The officers’ display of support for Trump also worries Maria Garcia, a former deputy in the Bexar County Sheriff’s Department, since her grandchildren are black.
“My granddaughter’s going to be driving because she’s 16 and it makes me afraid for her,” Garcia said.
Trump, the self-proclaimed “law and order candidate,” has built up his campaign by peddling destructive racial stereotypes: He has claimed that Mexicans are “rapists,” that black people are murderers and living in extreme poverty, and that Muslims are terrorists who should be banned from entering the United States.
Garcia was on the force for five years before leaving to become a school counselor, and she says it worries her to think the officers support Trump’s policies and uphold his beliefs.
“It’s showing that they’re not gonna give [my grandchildren] a fair chance because anyone that follows him ― the stuff that comes out of his mouth ― it’s just upsetting,” she said. “As a police officer, you should be a role model. That’s not being a role model.”
The stuff that comes out of [Trump’s] mouth ― it’s just upsetting. As a police officer, you should be a role model. That’s not being a role model.
Maria Garcia, former Bexar County Sheriff’s Department deputy
Community relations with police officers were already strained in San Antonio before the Trump hat incident. Sixty-three percent of the city’s population is Latino and 6 percent is black. Of the seven people killed by police in San Antonio so far this year, three were Latino or Hispanic, one was black, one was white, and the other person’s race and ethnicity is unknown.
The San Antonio police union recently fought a new contract that would have given the police chief more power to punish officers for repeated misconduct. Union leaders wanted additional compensation for agreeing to new standards.
In the end, officers got a raise but the contract passed without reforms ― meaning that all misconduct marks over two years old still cannot be used to justify discipline for new incidents, and that short suspensions still get reduced to simple reprimands after two years if officers do not appeal them.
Black Lives Matter protesters rallied against the reform-free contract that ended up passing, prompting San Antonio Mayor Ivy Taylor to create the Council on Police-Community Relations.
“These officers exercised poor judgment at a time when we’re trying to build bridges between community and police. These officers decided it was a good idea to pull a stunt,” said Rey Saldaña, a San Antonio city councilman who has worked to reform policing in the city.
The Trump hat incident will only make resentment over the lack of police reform worse, Saldaña added. “That message, on top of this stunt, gives the community the sense that there is a loss of … the ability of the city, or the ability of the community, to hold a police department accountable,” he said.
Indeed, some community members were outraged that uniformed police officers would wear pro-Trump hats.

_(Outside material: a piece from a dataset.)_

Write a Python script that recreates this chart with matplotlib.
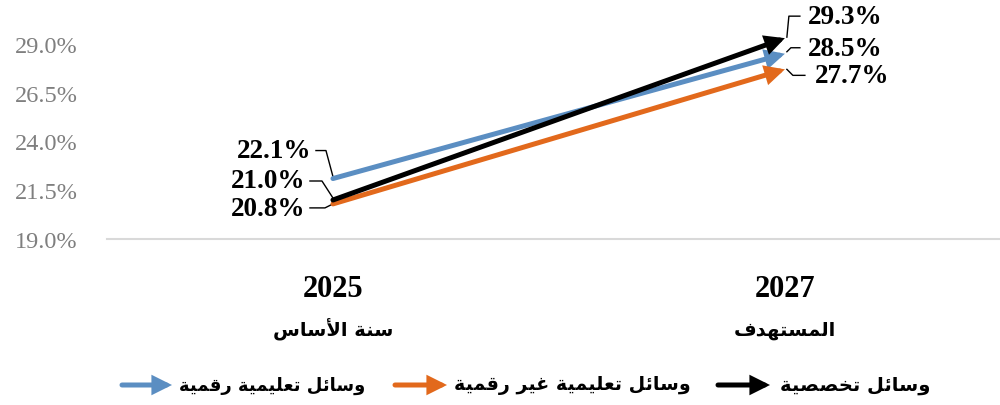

“The actions of the SAPD officers while in uniform show the audacity to which they believe they can behave without repercussions,” said Mike Lowe, a San Antonio-based activist. “As easy as it was to don a hat representing a presidential candidate who has proven himself to be everything but presidential speaks to the heart of how police continue to carry out systemic oppression with impunity.”

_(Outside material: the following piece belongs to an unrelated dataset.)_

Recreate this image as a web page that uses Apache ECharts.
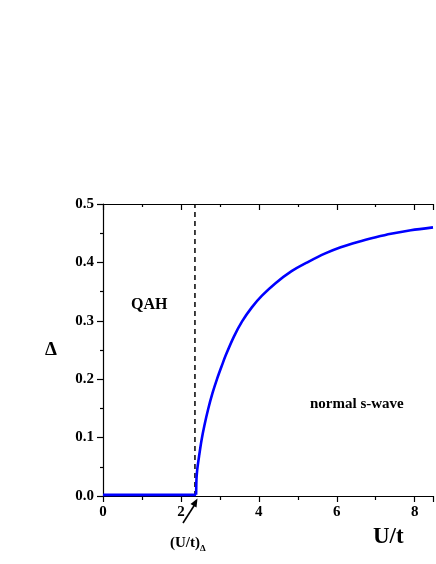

Police Chief William McManus said the officers who were involved in the photo will be disciplined.
“I expect them to know better than to give the appearance of endorsing a candidate while on duty and in uniform, regardless of the political campaign or the candidate,” he said in a statement.
Saldaña said officers should be “politics-blind to the people that they serve.”
“It doesn’t matter if these folks were wearing a Hillary T-shirt or a Bernie Sanders hat. The fact that it was a Donald Trump hat does not change city policy,” he said. “You cannot take that position while in uniform.”